The proposed Falcon Ethane Pipeline System will connect three major ethane source points – at processing plants in Houston (Chartiers Township); and those at Scio and Cadiz in Harrison County, Ohio – all of which are in the rich gas portions of the Marcellus and Utica shale reservoirs.
Construction of the pipeline is scheduled to begin in late 2018.
The company said acquisition of rights of way for the project began this month.
According to Shell, Falcon’s initial pipeline capacity is expected to be a little more than 100,000 barrels per day of ethane.
On June 7, Shell Chemical Appalachia LLC announced it will build an ethane cracker plant in Monaca that will create as many as 6,000 construction jobs and 600 permanent jobs once it begins production early in the next decade.
According to an Associated Press story, the decision to build the plant came three years after Shell paid about $4 million extending land options on the former Horsehead Zinc plant in Monaca, then paying $13.5 million for the site in 2014. The company spent a similar amount to acquire adjacent properties, then committed to spending $80 million to clean up industrial contamination at the site.
As it continued to evaluate the cracker project, Shell also began establishing supplier contracts with the region’s natural gas drilling companies for the ethane for the plant.
Shell’s plant will crack ethane gas molecules into petrochemical building blocks that can be refined to create polyethylene, a plastic used in everything from food packaging to automotive parts.

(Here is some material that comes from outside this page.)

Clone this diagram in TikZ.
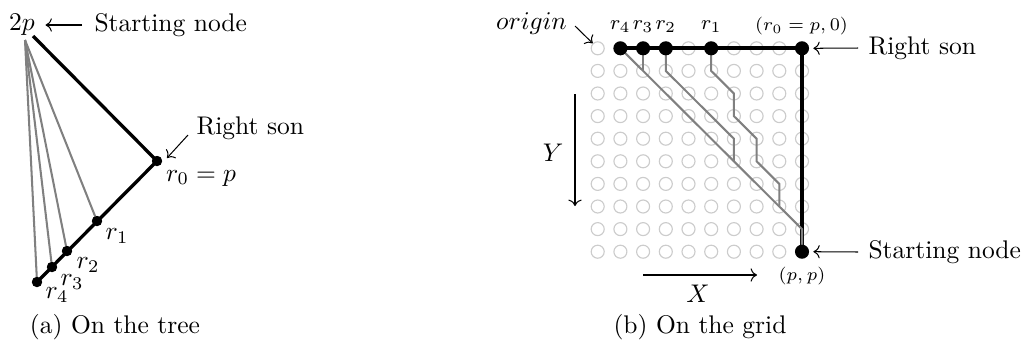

At the time of its cracker plant announcement, Shell said the Beaver County site is ideal because the region’s gas wells will supply it and because 70 percent of Shell’s polyethylene customers are within 700 miles of it.
Shell estimated the plant will produce about 1.6 million metric tons of polyethylene a year. The company sells about 17 million metric tons of plastic each year.
Estimates from public officials and petrochemical industry experts on the plant’s construction cost have ranged from $2 billion to $6 billion. The plant also is expected to attract numerous plastics manufacturers to the region.